Thursday, 29 March 2007

Asking questions

My graduate advisor used to tell me that writing is a muscle like any other. It needs to be exercised and nourished. Just like any other kind of exercise, motivation and the actual process of doing it can be difficult. Part of the purpose of writing this is to get myself into the rhythms of writing again, to get my writing muscle fit and ready for action.

One of the hardest things about doing historical research, or any kind of research, is the long lead up to writing. Actually getting to the point of crafting a narrative and putting words on the paper takes a very long time. Before this time, there is the moment of having an idea, or more usually for me, having questions that I want answered. I then start trying to work out how to answer these questions.

Usually my path leads through archives and libraries, which are fortunately some of my favourite places in the world. If I had to name the one, single favourite part of the arduous process of getting my Ph.D. it would be the fortnight I spent at the Library of Congress in Washington D.C. Most of my work was done in dry, air-conditioned underground rooms but occasionally I emerged into the main reading room with its wooden bookshelves, balcony and that amazing cupola soaring above the books. To be honest, I got as much pleasure out of the modern reading rooms as I did in the architecturally more magnificent areas. I loved rummaging through boxes containing original letters from presidents or their wives or holding something like the early drafts of the Universal Declaration of Human Rights with pungent margin comments by public servants engaged in the task of hammering out an international agreement.

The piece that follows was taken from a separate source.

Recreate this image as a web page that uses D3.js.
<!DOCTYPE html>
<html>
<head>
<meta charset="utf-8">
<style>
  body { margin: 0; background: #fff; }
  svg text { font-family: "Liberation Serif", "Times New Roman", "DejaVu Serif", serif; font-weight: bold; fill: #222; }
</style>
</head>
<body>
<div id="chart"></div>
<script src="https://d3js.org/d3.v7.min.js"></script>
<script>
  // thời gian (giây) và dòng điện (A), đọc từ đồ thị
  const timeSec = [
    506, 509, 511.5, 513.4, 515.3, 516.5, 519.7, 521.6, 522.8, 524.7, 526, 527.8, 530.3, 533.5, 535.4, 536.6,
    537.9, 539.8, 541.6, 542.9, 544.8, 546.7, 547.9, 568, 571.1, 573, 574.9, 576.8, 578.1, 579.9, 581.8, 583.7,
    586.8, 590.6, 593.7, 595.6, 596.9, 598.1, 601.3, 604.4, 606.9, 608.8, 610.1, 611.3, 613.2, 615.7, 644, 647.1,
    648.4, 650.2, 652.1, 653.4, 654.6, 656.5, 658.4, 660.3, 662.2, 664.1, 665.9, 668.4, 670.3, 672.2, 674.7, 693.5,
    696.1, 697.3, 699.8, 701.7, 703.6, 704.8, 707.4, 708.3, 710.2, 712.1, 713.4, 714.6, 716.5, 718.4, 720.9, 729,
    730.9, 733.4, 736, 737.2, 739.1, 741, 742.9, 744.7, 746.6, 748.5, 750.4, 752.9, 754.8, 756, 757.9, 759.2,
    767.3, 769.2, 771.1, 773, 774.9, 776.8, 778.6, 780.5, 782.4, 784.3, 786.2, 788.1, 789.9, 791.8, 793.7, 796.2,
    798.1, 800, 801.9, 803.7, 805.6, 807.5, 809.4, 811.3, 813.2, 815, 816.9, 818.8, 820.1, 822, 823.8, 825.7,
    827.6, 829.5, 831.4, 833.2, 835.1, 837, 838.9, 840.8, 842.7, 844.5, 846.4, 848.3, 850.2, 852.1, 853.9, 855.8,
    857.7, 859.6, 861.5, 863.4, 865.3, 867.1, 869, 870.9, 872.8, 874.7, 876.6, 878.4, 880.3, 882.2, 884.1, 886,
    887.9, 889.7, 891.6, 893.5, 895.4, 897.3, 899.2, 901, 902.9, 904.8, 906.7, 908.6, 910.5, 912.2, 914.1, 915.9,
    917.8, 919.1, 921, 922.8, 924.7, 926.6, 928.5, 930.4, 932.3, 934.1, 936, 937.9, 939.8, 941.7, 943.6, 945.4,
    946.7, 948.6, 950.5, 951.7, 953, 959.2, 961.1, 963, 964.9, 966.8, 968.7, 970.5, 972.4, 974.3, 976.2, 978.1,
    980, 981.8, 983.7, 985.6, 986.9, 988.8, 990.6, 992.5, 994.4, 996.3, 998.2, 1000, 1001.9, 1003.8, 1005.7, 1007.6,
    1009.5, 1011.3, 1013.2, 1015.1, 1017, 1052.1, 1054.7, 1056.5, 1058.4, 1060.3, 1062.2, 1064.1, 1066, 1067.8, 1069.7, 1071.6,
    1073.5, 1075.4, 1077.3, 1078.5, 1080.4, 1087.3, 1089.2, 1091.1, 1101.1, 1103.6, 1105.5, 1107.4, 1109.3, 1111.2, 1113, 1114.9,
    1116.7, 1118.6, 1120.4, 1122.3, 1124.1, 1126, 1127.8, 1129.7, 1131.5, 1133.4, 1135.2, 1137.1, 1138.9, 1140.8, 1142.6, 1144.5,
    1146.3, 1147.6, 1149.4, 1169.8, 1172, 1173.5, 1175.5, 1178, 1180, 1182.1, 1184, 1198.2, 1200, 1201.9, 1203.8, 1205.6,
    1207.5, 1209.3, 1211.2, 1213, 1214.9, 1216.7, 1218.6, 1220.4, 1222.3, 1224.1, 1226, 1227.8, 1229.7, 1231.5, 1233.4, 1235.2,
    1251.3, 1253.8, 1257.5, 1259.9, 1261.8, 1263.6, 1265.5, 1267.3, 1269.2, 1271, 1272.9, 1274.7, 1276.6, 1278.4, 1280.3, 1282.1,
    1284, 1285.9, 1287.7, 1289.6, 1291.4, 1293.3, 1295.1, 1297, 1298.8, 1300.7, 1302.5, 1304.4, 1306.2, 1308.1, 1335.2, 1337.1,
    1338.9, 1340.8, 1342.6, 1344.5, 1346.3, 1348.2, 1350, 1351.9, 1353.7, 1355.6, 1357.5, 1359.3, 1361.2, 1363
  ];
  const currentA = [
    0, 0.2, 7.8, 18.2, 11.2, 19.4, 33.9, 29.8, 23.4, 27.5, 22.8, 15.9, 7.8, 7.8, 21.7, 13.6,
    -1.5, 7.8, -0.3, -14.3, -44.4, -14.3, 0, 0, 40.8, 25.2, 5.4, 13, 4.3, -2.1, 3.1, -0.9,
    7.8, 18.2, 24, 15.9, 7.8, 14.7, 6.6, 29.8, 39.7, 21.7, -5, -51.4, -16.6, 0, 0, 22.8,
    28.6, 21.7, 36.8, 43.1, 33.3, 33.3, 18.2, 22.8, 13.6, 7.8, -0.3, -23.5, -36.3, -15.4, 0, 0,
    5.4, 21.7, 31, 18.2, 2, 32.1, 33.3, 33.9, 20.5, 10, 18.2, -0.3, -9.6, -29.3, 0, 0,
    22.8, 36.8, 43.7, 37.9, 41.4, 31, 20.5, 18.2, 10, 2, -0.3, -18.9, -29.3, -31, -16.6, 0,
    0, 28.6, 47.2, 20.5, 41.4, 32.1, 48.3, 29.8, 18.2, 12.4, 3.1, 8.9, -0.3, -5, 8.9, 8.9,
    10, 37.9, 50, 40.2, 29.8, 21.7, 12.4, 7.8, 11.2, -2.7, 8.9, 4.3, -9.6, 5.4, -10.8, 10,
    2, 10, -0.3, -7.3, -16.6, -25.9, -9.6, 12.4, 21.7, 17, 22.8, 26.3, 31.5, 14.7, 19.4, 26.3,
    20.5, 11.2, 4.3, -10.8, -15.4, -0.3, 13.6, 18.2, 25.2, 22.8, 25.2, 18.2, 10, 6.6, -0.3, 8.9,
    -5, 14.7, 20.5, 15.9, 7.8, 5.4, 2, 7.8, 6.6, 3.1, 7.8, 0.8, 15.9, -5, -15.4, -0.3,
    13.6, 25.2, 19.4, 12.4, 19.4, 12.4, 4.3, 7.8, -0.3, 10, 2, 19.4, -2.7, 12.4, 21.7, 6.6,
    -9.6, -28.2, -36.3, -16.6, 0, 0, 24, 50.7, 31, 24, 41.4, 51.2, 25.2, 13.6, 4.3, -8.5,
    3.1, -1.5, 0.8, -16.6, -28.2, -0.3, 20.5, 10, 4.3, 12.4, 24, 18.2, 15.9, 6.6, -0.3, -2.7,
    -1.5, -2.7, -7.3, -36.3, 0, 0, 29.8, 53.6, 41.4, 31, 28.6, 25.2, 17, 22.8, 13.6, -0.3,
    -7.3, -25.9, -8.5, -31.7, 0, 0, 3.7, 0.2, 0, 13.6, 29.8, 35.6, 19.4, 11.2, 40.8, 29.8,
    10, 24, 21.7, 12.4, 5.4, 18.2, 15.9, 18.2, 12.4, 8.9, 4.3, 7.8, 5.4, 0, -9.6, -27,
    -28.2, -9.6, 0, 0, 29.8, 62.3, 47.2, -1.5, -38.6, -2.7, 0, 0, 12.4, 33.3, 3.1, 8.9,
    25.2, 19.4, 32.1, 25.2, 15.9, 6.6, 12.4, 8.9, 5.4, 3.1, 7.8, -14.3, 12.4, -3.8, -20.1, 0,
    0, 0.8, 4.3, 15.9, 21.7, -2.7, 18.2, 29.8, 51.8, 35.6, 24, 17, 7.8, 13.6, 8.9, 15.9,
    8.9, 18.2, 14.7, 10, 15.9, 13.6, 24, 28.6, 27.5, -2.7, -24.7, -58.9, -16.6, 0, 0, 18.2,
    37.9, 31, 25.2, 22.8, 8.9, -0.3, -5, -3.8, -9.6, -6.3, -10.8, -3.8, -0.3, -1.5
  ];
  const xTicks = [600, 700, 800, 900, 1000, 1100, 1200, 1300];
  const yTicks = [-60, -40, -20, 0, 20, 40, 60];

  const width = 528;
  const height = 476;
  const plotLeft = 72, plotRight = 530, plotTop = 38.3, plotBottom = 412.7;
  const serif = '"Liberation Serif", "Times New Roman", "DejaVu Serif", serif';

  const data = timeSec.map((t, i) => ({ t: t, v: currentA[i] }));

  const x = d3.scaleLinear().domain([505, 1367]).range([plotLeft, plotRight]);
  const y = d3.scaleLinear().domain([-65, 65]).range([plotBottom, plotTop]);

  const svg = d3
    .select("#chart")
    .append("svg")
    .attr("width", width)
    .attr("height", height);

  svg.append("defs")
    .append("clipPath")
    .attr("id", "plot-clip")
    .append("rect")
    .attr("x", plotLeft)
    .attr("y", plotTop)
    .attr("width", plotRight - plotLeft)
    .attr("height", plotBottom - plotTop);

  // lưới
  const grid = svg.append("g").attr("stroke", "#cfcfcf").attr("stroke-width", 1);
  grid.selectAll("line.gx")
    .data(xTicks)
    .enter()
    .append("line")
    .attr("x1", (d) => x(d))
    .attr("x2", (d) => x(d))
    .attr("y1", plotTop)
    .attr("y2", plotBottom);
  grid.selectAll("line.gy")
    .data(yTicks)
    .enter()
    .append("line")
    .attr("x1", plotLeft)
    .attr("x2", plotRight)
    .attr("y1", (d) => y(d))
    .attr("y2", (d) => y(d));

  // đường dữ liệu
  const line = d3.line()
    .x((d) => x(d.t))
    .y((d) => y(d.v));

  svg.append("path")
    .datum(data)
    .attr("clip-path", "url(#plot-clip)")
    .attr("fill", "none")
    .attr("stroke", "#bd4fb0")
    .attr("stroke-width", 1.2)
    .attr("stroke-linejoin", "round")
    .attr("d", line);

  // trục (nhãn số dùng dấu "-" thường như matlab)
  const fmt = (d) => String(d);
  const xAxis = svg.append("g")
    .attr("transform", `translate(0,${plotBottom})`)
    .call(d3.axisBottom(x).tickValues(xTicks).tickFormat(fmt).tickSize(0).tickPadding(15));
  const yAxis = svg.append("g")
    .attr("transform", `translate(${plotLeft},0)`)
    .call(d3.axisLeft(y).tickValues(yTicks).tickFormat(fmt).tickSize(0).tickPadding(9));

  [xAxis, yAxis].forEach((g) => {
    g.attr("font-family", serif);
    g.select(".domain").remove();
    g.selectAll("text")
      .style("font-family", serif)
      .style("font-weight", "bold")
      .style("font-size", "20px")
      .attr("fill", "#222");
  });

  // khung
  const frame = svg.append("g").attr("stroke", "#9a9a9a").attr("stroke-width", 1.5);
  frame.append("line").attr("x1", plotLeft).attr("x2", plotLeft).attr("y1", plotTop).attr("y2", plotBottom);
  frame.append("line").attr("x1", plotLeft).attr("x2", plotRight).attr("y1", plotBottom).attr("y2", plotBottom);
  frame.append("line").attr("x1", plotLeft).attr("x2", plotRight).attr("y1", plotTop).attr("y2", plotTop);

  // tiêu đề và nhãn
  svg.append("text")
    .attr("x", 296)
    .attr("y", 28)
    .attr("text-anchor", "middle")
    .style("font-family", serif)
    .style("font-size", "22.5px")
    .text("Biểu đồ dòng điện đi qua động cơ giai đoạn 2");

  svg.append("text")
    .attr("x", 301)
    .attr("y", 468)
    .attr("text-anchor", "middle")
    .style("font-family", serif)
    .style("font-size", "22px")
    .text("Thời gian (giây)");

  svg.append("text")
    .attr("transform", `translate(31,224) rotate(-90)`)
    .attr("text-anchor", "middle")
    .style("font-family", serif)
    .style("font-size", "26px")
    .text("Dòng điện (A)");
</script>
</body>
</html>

After I start finding some answers to my questions, I often find that I have to modify the original questions or even move in another direction entirely. It is only after months and years of research that you get to the point of sitting down explain what you have found and to start the story that you want to tell.

Here are the questions with which I am starting this project:

1. What did my protagonists know about Queensland when they set out from Hamburg?
2. If they had been recruited by an agent, did they have descriptions of what to expect?
3. What did they bring with them?
4. What was the journey by sea like?
5. What did they see on arrival and in transit via Ipswich?
6. How did they select a claim?
7. What did they see when they arrived at their claim?
8. What was everyday life like?
9. If they were tempted to give up, what were their options?

I intend to find answers to these questions through the use of maps, shipping records, diaries, newspaper reports, photographs and political records regarding agents, information distributed by them and the type of promises and assurances made. I also anticipate discovering better questions to ask and the unplanned directions in which this research may go.